The Pew Research Center estimates that there were about 3.45 million Muslims living in the U.S. in 2017, which means Muslims make up just over 1 percent of the total U.S. population.
The Islamic Center of Boca Raton hosts a monthly open house the first Thursday of each month from 7 to 9 p.m. The community is invited to the center to learn more about Islam. Refreshments are served following a tour of the mosque and a question-and-answer session. The Islamic Center is at 3480 NW Fifth Ave., Boca Raton. Call 395-7221.
Islam and Ramadan
Islam — Islam means “to surrender to God.” Muslims believe there is one omnipotent God and people can achieve salvation by following his commandments.
The Quran — The holy book that contains Muhammad’s revelations, believed by Muslims to be the exact word of God.
Muhammad — The final prophet in a line of prophets that includes Adam, Abraham, Moses and Jesus. Muhammad lived from around A.D. 570 to 632.
The Five Pillars of Islam — The pillars include a declaration of faith called shahada; prayer; charity, called zakat; fasting; and pilgrimage, or hajj, which requires Muslims to make a trip to the holy city of Mecca.
Ramadan — The holy time that recognizes the gift of the Quran.
Iftar — The evening meal at which the fast is broken. The humble date is a traditional food eaten to break the fast.
Taraweeh — This special evening prayer is prayed only during Ramadan. It’s no longer required but it’s a strong tradition and many modern Muslims pray it. It’s a long prayer, lasting more than an hour.
America’s first and oldest mosque — Lebanese immigrants built the first mosque in North Dakota in the 1920s. The mosque was torn down in the 1970s and later replaced. What is probably the oldest surviving mosque was built in Cedar Rapids, Iowa, in the 1930s.
Prayers for addiction
A worship service and information session about the opioid crisis will be held from 2 to 4 p.m. May 6 in the sanctuary at First Presbyterian Church of Delray Beach, 33 Gleason St. Prayer for those affected by addiction will follow, and several experts will speak from different perspectives. A Q&A session will conclude the afternoon. Free. Guests welcomed. Call 276-6338 or visit www.firstdelray.com.
Marian Rosary Festival
The rosary will be prayed in many languages at the 2018 Marian Rosary Festival honoring Mary, Mother of the Church, on May 6 at Emmanuel Catholic Church, 15700 S. Military Trail, Delray Beach.
The Most Rev. Gerald Barbarito will preside over the ceremony, which begins at 2 p.m., and will offer the benediction. For more information, call 496-2480.
Interfaith Café meets
Join the theological discussion from 7 to 9 p.m. May 17 at South County Civic Center, 16700 Jog Road, Delray Beach.

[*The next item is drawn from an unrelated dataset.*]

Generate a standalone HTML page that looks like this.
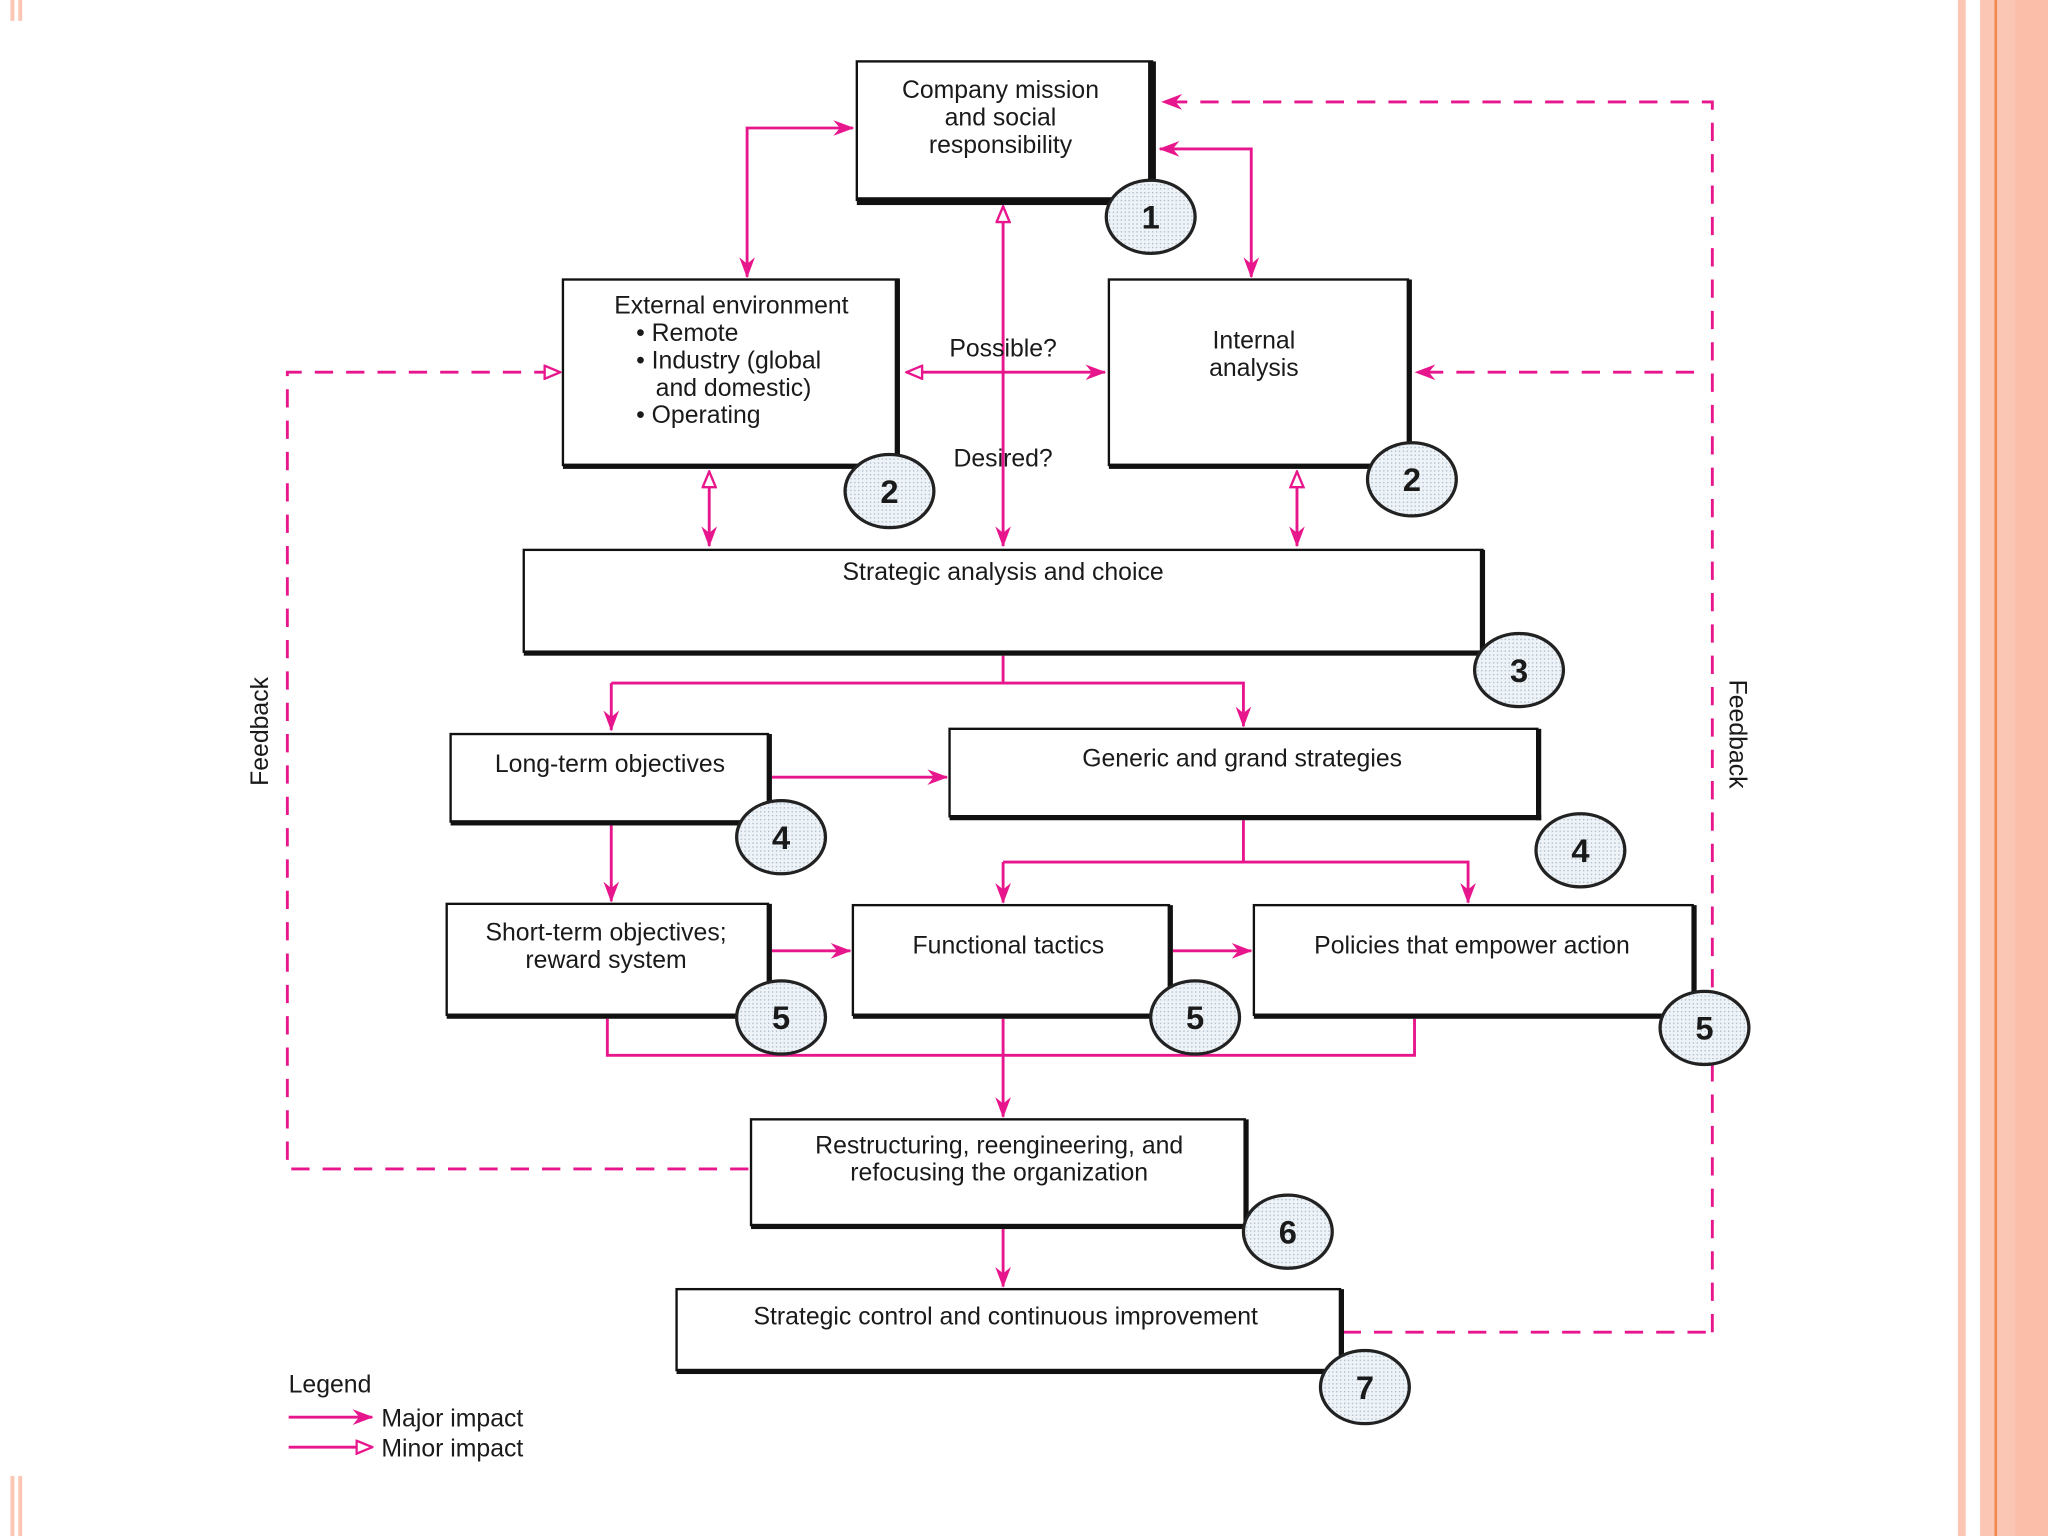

This month’s program is “The Gift of Years,” an evening of reflection and conversation on how a rich and mature spirituality addresses regret, relationships and hope. The presenter is the Rev. Dr. Steven Olds, S.Th.D., a Roman Catholic priest of the Diocese of Orlando and a professor and spiritual director at the St. Vincent de Paul Regional Seminary.
Light refreshments will be served. The meeting is free, but donations are appreciated. The Interfaith Café meets the third Thursday of the month. Volunteers are needed to assist with a variety of duties to keep this program going. For information or to volunteer, email Jane@Aurorasvoice.org.
Music at St. Paul’s
A special concert of Bach arias featuring soprano Adriana Ruiz is planned for May’s Music at St. Paul’s at 3 p.m. May 20 at St. Paul’s Episcopal Church, 188 S. Swinton Ave., Delray Beach.
Under the direction of Paul Cienniwa, countertenor Edgar Sanfeliz Botta will also perform, and several musicians will perform on period instruments, including Robert Billington and Scott Ireland on traverso, Laurice Campbell Buckton on baroque violin, and Marie Ridolfo on viola da gamba. Cienniwa will play harpsichord/organ.
Soprano and alto arias are from Bach Cantatas 35, 36, 45, 132, 147, 210, 214 and 243. Soprano and alto duets come from Cantatas 78 and 93. Organ works are based on the chorale Wer nur den lieben Gott läßt walten, and Trio Sonata in G major, BWV 1038.